II. Un encadrement proportionné de la mutation patrimoniale forcée
A. La légitimation par la résolution des blocages administratifs
Le transfert des biens est conditionné par la loi à des situations de carence financière ou de désintérêt manifeste des électeurs locaux. Les dispositions contestées visent à « mettre un terme soit au blocage de ce transfert […] soit au dysfonctionnement administratif ou financier de la section ». Ces critères objectifs garantissent que la mesure ne présente pas un caractère arbitraire ou purement discrétionnaire de la part de l’État. L’intervention du représentant de l’État dans le département sécurise juridiquement la procédure en vérifiant la réalité du délaissement des biens.

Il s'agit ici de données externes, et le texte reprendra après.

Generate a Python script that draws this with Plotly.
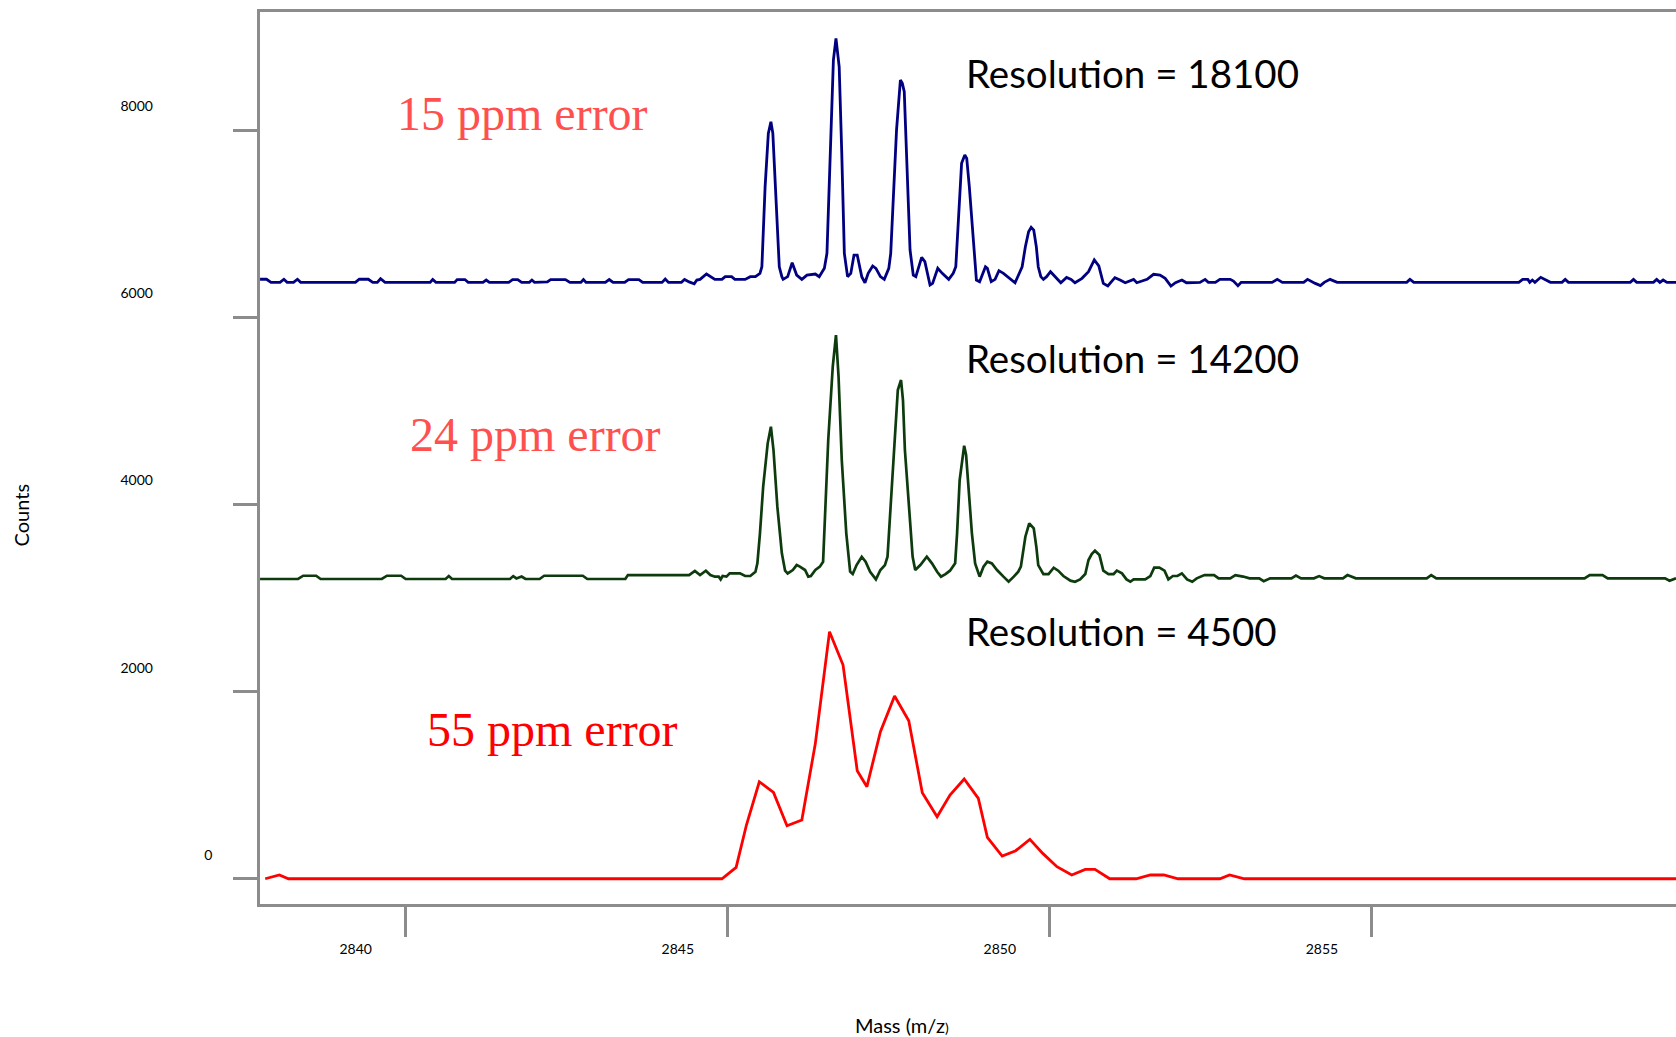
import plotly.graph_objects as go

# ---------------- data (m/z, counts) ----------------
mz_18100 = [2837.74, 2837.84, 2837.91, 2838.05, 2838.11, 2838.16, 2838.26, 2838.32, 2838.37, 2839.22, 2839.28,
            2839.42, 2839.49, 2839.56, 2839.61, 2839.68, 2840.38, 2840.42, 2840.47, 2840.76, 2840.80, 2840.92,
            2840.97, 2841.20, 2841.25, 2841.30, 2841.60, 2841.66, 2841.74, 2841.80, 2841.92, 2841.96, 2842.00,
            2842.20, 2842.25, 2842.48, 2842.55, 2842.72, 2842.76, 2842.80, 2843.10, 2843.16, 2843.22, 2843.40,
            2843.46, 2843.62, 2843.68, 2843.98, 2844.03, 2844.08, 2844.28, 2844.33, 2844.40, 2844.48, 2844.52,
            2844.57, 2844.67, 2844.80, 2844.91, 2844.96, 2845.06, 2845.11, 2845.27, 2845.35, 2845.43, 2845.50,
            2845.53, 2845.58, 2845.63, 2845.67, 2845.70, 2845.75, 2845.80, 2845.84, 2845.86, 2845.93, 2846.00,
            2846.07, 2846.15, 2846.23, 2846.36, 2846.42, 2846.50, 2846.54, 2846.59, 2846.64, 2846.68, 2846.73,
            2846.77, 2846.81, 2846.86, 2846.91, 2846.96, 2847.01, 2847.08, 2847.13, 2847.18, 2847.25, 2847.30,
            2847.37, 2847.43, 2847.50, 2847.53, 2847.57, 2847.62, 2847.68, 2847.71, 2847.74, 2847.78, 2847.83,
            2847.88, 2847.92, 2848.01, 2848.06, 2848.14, 2848.18, 2848.26, 2848.33, 2848.43, 2848.50, 2848.54,
            2848.58, 2848.63, 2848.68, 2848.71, 2848.75, 2848.79, 2848.83, 2848.86, 2848.91, 2849.00, 2849.03,
            2849.09, 2849.15, 2849.21, 2849.28, 2849.36, 2849.46, 2849.57, 2849.62, 2849.67, 2849.71, 2849.75,
            2849.79, 2849.82, 2849.86, 2849.90, 2849.95, 2850.01, 2850.08, 2850.17, 2850.26, 2850.33, 2850.39,
            2850.50, 2850.60, 2850.65, 2850.69, 2850.76, 2850.80, 2850.83, 2850.90, 2851.01, 2851.09, 2851.17,
            2851.30, 2851.35, 2851.51, 2851.61, 2851.71, 2851.79, 2851.88, 2851.95, 2852.05, 2852.12, 2852.33,
            2852.41, 2852.46, 2852.57, 2852.64, 2852.80, 2852.85, 2852.92, 2852.97, 2853.45, 2853.53, 2853.61,
            2853.94, 2854.00, 2854.12, 2854.20, 2854.26, 2854.35, 2854.46, 2855.54, 2855.59, 2855.65, 2857.28,
            2857.34, 2857.42, 2857.45, 2857.49, 2857.53, 2857.62, 2857.77, 2857.95, 2858.00, 2858.05, 2859.01,
            2859.06, 2859.11, 2859.37, 2859.42, 2859.47, 2859.52, 2859.58, 2859.72]
counts_18100 = [6408, 6408, 6375, 6375, 6408, 6375, 6375, 6408, 6375, 6375, 6408,
                6408, 6375, 6375, 6414, 6375, 6375, 6405, 6375, 6375, 6405, 6405,
                6375, 6375, 6400, 6375, 6375, 6405, 6405, 6375, 6375, 6400, 6375,
                6380, 6405, 6405, 6375, 6375, 6405, 6375, 6375, 6405, 6375, 6375,
                6405, 6405, 6375, 6375, 6410, 6375, 6375, 6405, 6380, 6360, 6400,
                6407, 6464, 6407, 6407, 6436, 6436, 6407, 6407, 6436, 6436, 6471,
                6542, 7398, 7968, 8092, 7968, 7184, 6542, 6436, 6407, 6436, 6585,
                6453, 6407, 6453, 6464, 6436, 6525, 6685, 7754, 8751, 8983, 8680,
                7754, 6685, 6436, 6471, 6667, 6667, 6436, 6371, 6471, 6550, 6525,
                6436, 6407, 6525, 6685, 7291, 8003, 8538, 8502, 8413, 7683, 6721,
                6453, 6436, 6642, 6596, 6346, 6364, 6525, 6471, 6407, 6471, 6542,
                7041, 7647, 7736, 7700, 7398, 7006, 6614, 6400, 6382, 6542, 6525,
                6382, 6407, 6500, 6471, 6425, 6371, 6542, 6756, 6917, 6963, 6934,
                6756, 6542, 6436, 6407, 6436, 6489, 6436, 6371, 6428, 6407, 6371,
                6418, 6489, 6560, 6614, 6550, 6436, 6364, 6336, 6425, 6400, 6371,
                6407, 6371, 6407, 6461, 6453, 6418, 6336, 6371, 6400, 6371, 6375,
                6407, 6375, 6375, 6407, 6407, 6389, 6340, 6375, 6375, 6407, 6375,
                6375, 6407, 6364, 6340, 6375, 6407, 6375, 6375, 6407, 6375, 6375,
                6407, 6407, 6375, 6400, 6375, 6429, 6375, 6375, 6407, 6375, 6375,
                6407, 6375, 6375, 6407, 6375, 6400, 6375, 6375]

mz_14200 = [2837.74, 2838.33, 2838.41, 2838.61, 2838.68, 2839.63, 2839.71, 2839.93, 2840.00, 2840.62, 2840.67,
            2840.72, 2841.62, 2841.67, 2841.72, 2841.80, 2841.86, 2842.08, 2842.15, 2842.75, 2842.82, 2843.16,
            2843.41, 2843.45, 2844.40, 2844.49,
            2844.57, 2844.66, 2844.73, 2844.80, 2844.86, 2844.89, 2844.92, 2844.98, 2845.03, 2845.19, 2845.27,
            2845.35, 2845.43, 2845.46, 2845.50, 2845.55, 2845.62, 2845.67, 2845.71, 2845.77, 2845.84, 2845.89,
            2845.93, 2846.01, 2846.07, 2846.12, 2846.20, 2846.25, 2846.29, 2846.36, 2846.43, 2846.48, 2846.51,
            2846.56, 2846.63, 2846.68, 2846.72, 2846.77, 2846.84, 2846.90, 2846.94, 2847.00, 2847.08, 2847.14,
            2847.21, 2847.26, 2847.30, 2847.37, 2847.44, 2847.48, 2847.52, 2847.57, 2847.64, 2847.69, 2847.72,
            2847.75, 2847.82, 2847.87, 2847.91, 2847.99, 2848.09, 2848.17, 2848.25, 2848.31, 2848.38, 2848.45,
            2848.53, 2848.56, 2848.60, 2848.63, 2848.67, 2848.70, 2848.74, 2848.79, 2848.84, 2848.91, 2848.97,
            2849.03, 2849.10, 2849.18, 2849.28, 2849.36, 2849.44, 2849.51, 2849.55, 2849.59, 2849.62, 2849.68,
            2849.75, 2849.79, 2849.82, 2849.90, 2849.98, 2850.06, 2850.13, 2850.21, 2850.32, 2850.39, 2850.47,
            2850.55, 2850.60, 2850.65, 2850.70, 2850.77, 2850.83, 2850.91, 2850.99, 2851.04, 2851.12, 2851.19,
            2851.25, 2851.30, 2851.48, 2851.56, 2851.62, 2851.70, 2851.78, 2851.84, 2851.91, 2851.98, 2852.05,
            2852.13, 2852.21, 2852.28,
            2852.40, 2852.55, 2852.62, 2852.80, 2852.88, 2853.00, 2853.10, 2853.25, 2853.32, 2853.42, 2853.75,
            2853.82, 2853.90, 2854.10, 2854.18, 2854.26, 2854.55, 2854.62, 2854.75, 2855.85, 2855.92, 2856.00,
            2858.30, 2858.38, 2858.58, 2858.66, 2859.55, 2859.62, 2859.72]
counts_14200 = [3204, 3204, 3239, 3239, 3204, 3204, 3239, 3239, 3204, 3204, 3235,
                3204, 3204, 3235, 3210, 3230, 3204, 3204, 3239, 3239, 3204, 3204,
                3204, 3246, 3246, 3291,
                3247, 3293, 3247, 3229, 3229, 3200, 3236, 3229, 3264, 3264, 3236,
                3236, 3282, 3371, 3692, 4191, 4654, 4832, 4583, 3977, 3478, 3293,
                3264, 3300, 3353, 3336, 3300, 3229, 3236, 3300, 3336, 3389, 3870,
                4690, 5473, 5812, 5367, 4476, 3692, 3282, 3257, 3353, 3442, 3389,
                3282, 3229, 3200, 3300, 3353, 3442, 3870, 4476, 5224, 5331, 5117,
                4583, 3870, 3442, 3300, 3353, 3442, 3371, 3282, 3229, 3257, 3293,
                3371, 3692, 4262, 4404, 4629, 4529, 4119, 3692, 3371, 3229, 3336,
                3389, 3371, 3300, 3229, 3175, 3229, 3282, 3336, 3514, 3656, 3799,
                3745, 3549, 3353, 3257, 3257, 3325, 3293, 3236, 3186, 3175, 3200,
                3257, 3407, 3471, 3507, 3460, 3293, 3257, 3257, 3293, 3264, 3200,
                3175, 3200, 3200, 3236, 3325, 3325, 3293, 3200, 3236, 3236, 3264,
                3200, 3175, 3211,
                3246, 3246, 3211, 3211, 3246, 3230, 3211, 3211, 3180, 3211, 3211,
                3240, 3211, 3211, 3235, 3211, 3211, 3246, 3211, 3211, 3246, 3211,
                3211, 3246, 3246, 3211, 3211, 3185, 3211]

mz_4500 = [2837.82, 2838.04, 2838.18, 2844.91, 2845.13, 2845.29, 2845.49, 2845.71, 2845.92, 2846.15, 2846.36,
           2846.58, 2846.79, 2847.01, 2847.16, 2847.37, 2847.59, 2847.81, 2848.02, 2848.25, 2848.45, 2848.67,
           2848.89, 2849.03, 2849.26, 2849.47, 2849.69, 2849.89, 2850.11, 2850.34, 2850.55, 2850.70, 2850.93,
           2851.34, 2851.56, 2851.77, 2851.99, 2852.64, 2852.79, 2853.02, 2859.72]
counts_4500 = [0, 40, 0, 0, 121, 574, 1037, 923, 567, 627, 1447,
               2641, 2284, 1155, 984, 1572, 1953, 1689, 920, 663, 895, 1066,
               859, 442, 243, 300, 421, 271, 129, 40, 100, 100, 0,
               0, 40, 40, 0, 0, 40, 0, 0]

x_ticks = [2840, 2845, 2850, 2855]
x_ticktext = ["2840", "2845", "2850", "2855"]
y_ticks = [0, 2000, 4000, 6000, 8000]
pad = "\u2003" * 5 + "\u2002"
y_ticktext = ["0", "2000" + pad, "4000" + pad, "6000" + pad, "8000" + pad]

resolution_labels = ["Resolution = 18100", "Resolution = 14200", "Resolution = 4500"]
error_labels = ["15 ppm error", "24 ppm error", "55 ppm error"]

# ---------------- figure ----------------
AXIS = "#8c8c8c"
fig = go.Figure()
fig.add_trace(go.Scatter(x=mz_18100, y=counts_18100, mode="lines",
                         line=dict(color="#000080", width=2.8), name="R 18100"))
fig.add_trace(go.Scatter(x=mz_14200, y=counts_14200, mode="lines",
                         line=dict(color="#0d3b0d", width=2.7), name="R 14200"))
fig.add_trace(go.Scatter(x=mz_4500, y=counts_4500, mode="lines",
                         line=dict(color="#ff0000", width=2.8), name="R 4500"))

res_pos = [(2848.67, 8615), (2848.67, 5570), (2848.67, 2644)]
for (x, y), t in zip(res_pos, resolution_labels):
    fig.add_annotation(x=x, y=y, xref="x", yref="y", text=t, showarrow=False,
                       xanchor="left", yanchor="middle",
                       font=dict(family="Lato", size=38.5, color="black"))

err_pos = [(2839.83, 8180), (2840.04, 4745), (2840.30, 1593)]
err_col = ["#ff5050", "#ff5050", "#ff0000"]
for (x, y), t, c in zip(err_pos, error_labels, err_col):
    fig.add_annotation(x=x, y=y, xref="x", yref="y", text=t, showarrow=False,
                       xanchor="left", yanchor="middle",
                       font=dict(family="Liberation Serif", size=48, color=c))

fig.add_annotation(x=-0.1688, y=0.4367, xref="paper", yref="paper", text="Counts",
                   textangle=-90, showarrow=False, xanchor="center", yanchor="middle",
                   font=dict(family="Lato", size=20, color="black"))
fig.add_annotation(x=0.4534, y=-0.1357, xref="paper", yref="paper",
                   text="Mass (m/z<span style='font-size:14px'>)</span>",
                   showarrow=False, xanchor="center", yanchor="middle",
                   font=dict(family="Lato", size=20, color="black"))

fig.update_layout(
    width=1676, height=1037,
    margin=dict(l=260, r=0, t=12, b=133, pad=0),
    plot_bgcolor="white", paper_bgcolor="white",
    showlegend=False,
    font=dict(family="Lato", color="black"),
)
fig.update_xaxes(range=[2837.739, 2859.72], showline=True, linecolor=AXIS, linewidth=2.5,
                 mirror=True, ticks="outside", ticklen=30, tickwidth=2.5, tickcolor=AXIS,
                 showgrid=False, zeroline=False, tickvals=x_ticks, ticktext=x_ticktext,
                 tickfont=dict(family="Lato", size=14, color="black"),
                 ticklabelshift=-50, ticklabelstandoff=0)
fig.update_yaxes(range=[-270, 9265], showline=True, linecolor=AXIS, linewidth=2.5,
                 ticks="outside", ticklen=24, tickwidth=2.5, tickcolor=AXIS,
                 showgrid=False, zeroline=False, tickvals=y_ticks, ticktext=y_ticktext,
                 tickfont=dict(family="Lato", size=14, color="black"),
                 ticklabelshift=-24, ticklabelstandoff=18)

fig.write_html("out.html", config={"displayModeBar": False},
               post_script="document.body.style.margin='0';document.body.style.padding='0';")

L’objectif de bonne administration des collectivités territoriales justifie une atteinte aux structures traditionnelles lorsque celles-ci ne remplissent plus leurs missions de gestion. Le législateur a ainsi prévu des seuils de participation électorale insuffisants pour justifier la reprise en main du patrimoine par la municipalité. Cette approche pragmatique permet de prévenir l’abandon de ressources foncières ou forestières indispensables au développement économique des communes rurales françaises. La conformité constitutionnelle repose ici sur la recherche d’une efficacité publique accrue face à l’inertie de certaines sections de communes.
B. La sauvegarde d’une indemnisation en cas de charge exorbitante
Le Conseil constitutionnel tempère la rigueur du transfert gratuit en invoquant la garantie des droits proclamée par l’article 16 de la Déclaration de 1789. Il admet que le législateur peut modifier des situations légalement acquises s’il respecte un motif d’intérêt général suffisant et proportionné. La décision souligne que la loi « n’autorise le transfert à titre gratuit des biens ou droits […] que pour des motifs imputables aux membres ». Cette responsabilité collective justifie la perte des avantages de jouissance sans compensation systématique pour les usagers de la section.
Les juges introduisent néanmoins une réserve de constitutionnalité capitale en prévoyant le cas où le transfert entraînerait une « charge spéciale et exorbitante ». Une indemnisation demeure possible si la perte des droits usuels rompt l’équilibre avec l’objectif d’intérêt général poursuivi par la loi. Cette précision protège les membres contre une dépossession qui excèderait le simple cadre d’une réorganisation administrative nécessaire au bien commun. La décision n° 2011-118 QPC assure ainsi une conciliation équilibrée entre la modernisation des structures locales et la protection des droits acquis.